Originally, there was going to be another Gargoyle at the series' start. Taking the name Ralph, he was going to be more reluctant to fight and instead spend his time watching television (a quality that Hudson ultimately inherited).
The leader of the clan was originally supposed to be a female gargoyle named Dakota, but the creators couldn't work out an interesting personality for her. Goliath ended up being created to take over the leader role, while Dakota was ReTooled into a villain, becoming Demona.
A female human was always meant to be the clan's chief ally in the modern world, but she went through a lot of development before becoming the character familiar from the show. Most obviously, she went through several names (she was Morgan for a while), and occupations (museum curator, school teacher, even Xanatos's business partner) before finally settling on Elisa Maza, police detective. Elisa was also originally supposed to be hispanic, but was changed to match her VA's racial background.
Similarly, the man who would become David Xanatos was always part of the show, but was originally concieved as a bungling, comical figure and a descendant of the character who would become the Magus (who was an Evil Sorcerer at this stage of development- the evil tenth century wizard role would end up going to the Archmage, and the modern descendant of an ancient foe role to Wolf). When the show's focus switched from action/comedy to action/drama, though, he quickly became a more familiar Machiavellian mastermind. His name was Xavier for much of his initial conception, but was changed to Xanatos to avoid confusion with another Xavier.
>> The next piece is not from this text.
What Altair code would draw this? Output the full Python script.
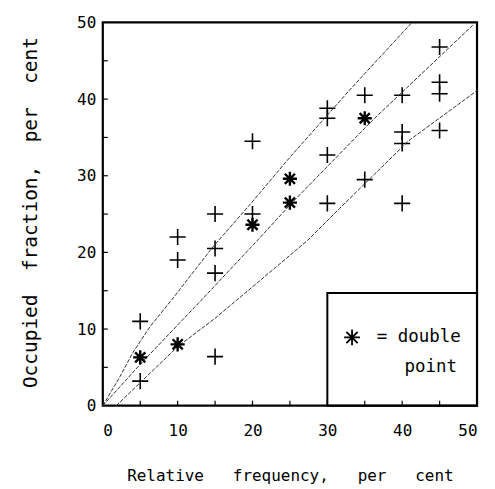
import altair as alt
import pandas as pd

# single points (+)
plus_x = [5, 5, 10, 10, 15, 15, 15, 15, 20, 20, 30, 30, 30, 30, 35, 35, 40, 40, 40, 40, 45, 45, 45, 45]
plus_y = [11, 3.2, 22, 19, 25, 20.5, 17.3, 6.4, 34.5, 25, 38.8, 37.5, 32.7, 26.4, 40.5, 29.5, 40.5, 35.7, 34.2, 26.4, 46.8, 42.2, 40.7, 35.9]
# double points (*)
dbl_x = [5, 10, 20, 25, 25, 35]
dbl_y = [6.3, 8.0, 23.6, 29.6, 26.5, 37.5]

# curves
upper_x = [0, 2.3, 4, 6.3, 9.2, 14.7, 19.8, 24.9, 32.9, 41.3]
upper_y = [0, 3.8, 6.9, 10.3, 13.8, 20.7, 26.4, 32.3, 41.1, 50]
middle_x = [0, 5, 13.2, 20.5, 25.4, 36, 49.6]
middle_y = [0, 5.4, 13.8, 21.4, 26.6, 37.2, 49.8]
lower_x = [1.8, 10, 15, 20, 27.4, 31.6, 40.9, 50]
lower_y = [0, 7.7, 11.4, 15.5, 21.6, 25.7, 34.6, 41.1]

tick_vals = [5, 10, 15, 20, 25, 30, 35, 40, 45]
label_vals = [0, 10, 20, 30, 40, 50]

legend_box = {"x": 30, "x2": 50, "y": 0, "y2": 14.7}
legend_sym = {"x": 33.3, "y": 8.9}
legend_text = [
    {"x": 36.6, "y": 8.9, "t": "=\u00a0double"},
    {"x": 40.3, "y": 5.0, "t": "point"},
]

W, H = 375, 384
FONT = "DejaVu Sans Mono"
SP3 = "\u00a0\u00a0\u00a0"
SP2 = "\u00a0\u00a0"

xs = alt.Scale(domain=[0, 50], nice=False, zero=False)
ys = alt.Scale(domain=[0, 50], nice=False, zero=False)

xax = alt.Axis(values=label_vals, ticks=False, domain=False, grid=False,
               labelFont=FONT, labelFontSize=16, labelPadding=17, labelColor="black",
               title="Relative" + SP3 + "frequency," + SP3 + "per" + SP3 + "cent",
               titleFont=FONT, titleFontSize=16, titleFontWeight="normal", titlePadding=29, titleColor="black")
yax = alt.Axis(values=label_vals, ticks=False, domain=False, grid=False,
               labelFont=FONT, labelFontSize=16, labelPadding=7, labelColor="black",
               title="Occupied" + SP2 + "fraction," + SP2 + "per" + SP2 + "cent",
               titleFont=FONT, titleFontSize=19.5, titleFontWeight="normal", titleColor="black",
               titleX=-72, titleY=H / 2 - 2, titleAngle=270, titleAlign="center", titleBaseline="middle")

pts_plus = pd.DataFrame({"x": plus_x, "y": plus_y})
pts_dbl = pd.DataFrame({"x": dbl_x, "y": dbl_y})

curves = pd.concat([
    pd.DataFrame({"x": upper_x, "y": upper_y, "c": "upper"}),
    pd.DataFrame({"x": middle_x, "y": middle_y, "c": "middle"}),
    pd.DataFrame({"x": lower_x, "y": lower_y, "c": "lower"}),
])

PLUS = "M-1,0L1,0M0,-1L0,1"
STAR = "M-1,0L1,0M0,-1L0,1M-0.72,-0.72L0.72,0.72M-0.72,0.72L0.72,-0.72"

base_axes = alt.Chart(pts_plus).mark_point(shape=PLUS, size=260, stroke="black",
                                           strokeWidth=1.6, filled=False, opacity=1).encode(
    x=alt.X("x:Q", scale=xs, axis=xax),
    y=alt.Y("y:Q", scale=ys, axis=yax),
)

lines = alt.Chart(curves).mark_line(color="#333333", strokeWidth=1, strokeDash=[4, 1.5]).encode(
    x=alt.X("x:Q", scale=xs),
    y=alt.Y("y:Q", scale=ys),
    detail="c:N",
)

stars = alt.Chart(pts_dbl).mark_point(shape=STAR, size=200, stroke="black",
                                      strokeWidth=2.4, filled=False, opacity=1).encode(
    x=alt.X("x:Q", scale=xs),
    y=alt.Y("y:Q", scale=ys),
)

box = alt.Chart(pd.DataFrame([legend_box])).mark_rect(fillOpacity=0, stroke="black", strokeWidth=2).encode(
    x=alt.X("x:Q", scale=xs), x2="x2:Q",
    y=alt.Y("y:Q", scale=ys), y2="y2:Q",
)

lsym = alt.Chart(pd.DataFrame([legend_sym])).mark_point(shape=STAR, size=250, stroke="black",
                                                        strokeWidth=1.8, filled=False, opacity=1).encode(
    x=alt.X("x:Q", scale=xs),
    y=alt.Y("y:Q", scale=ys),
)

ltext = alt.Chart(pd.DataFrame(legend_text)).mark_text(align="left", baseline="middle",
                                                       font=FONT, fontSize=17.5, color="black").encode(
    x=alt.X("x:Q", scale=xs),
    y=alt.Y("y:Q", scale=ys),
    text="t:N",
)

ticks_df = pd.DataFrame({"v": tick_vals})
xticks = alt.Chart(ticks_df).mark_rule(color="black", strokeWidth=1.2).encode(
    x=alt.X("v:Q", scale=xs),
    y=alt.value(H), y2=alt.value(H - 5),
)
yticks = alt.Chart(ticks_df).mark_rule(color="black", strokeWidth=1.2).encode(
    y=alt.Y("v:Q", scale=ys),
    x=alt.value(0), x2=alt.value(5),
)

chart = alt.layer(base_axes, lines, box, stars, lsym, ltext, xticks, yticks).properties(
    width=W, height=H,
    autosize=alt.AutoSizeParams(type="none"),
    padding={"left": 95, "top": 14, "right": 10, "bottom": 81},
    background="white",
).configure_view(stroke="black", strokeWidth=2.2)

chart.save("out.html", embed_options={"renderer": "svg", "actions": False})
CBS was interested in broadcasting the Bad Guys spin-off, but after Disney took over ABC, it got canceled before any work could be done.
Word of Gay: According to many posts at the website above, Lexington was this, but it was never implied or explicitly stated in the show. This was mentioned before the comic came out.
Word of God: Creator Greg Weisman, who contributes to a fairly elaborate lexicon website outlining 1000 years worth of history for the series, including ones not yet produced. And with answers to questions ranging from politics to gargoyle sex to in-jokes.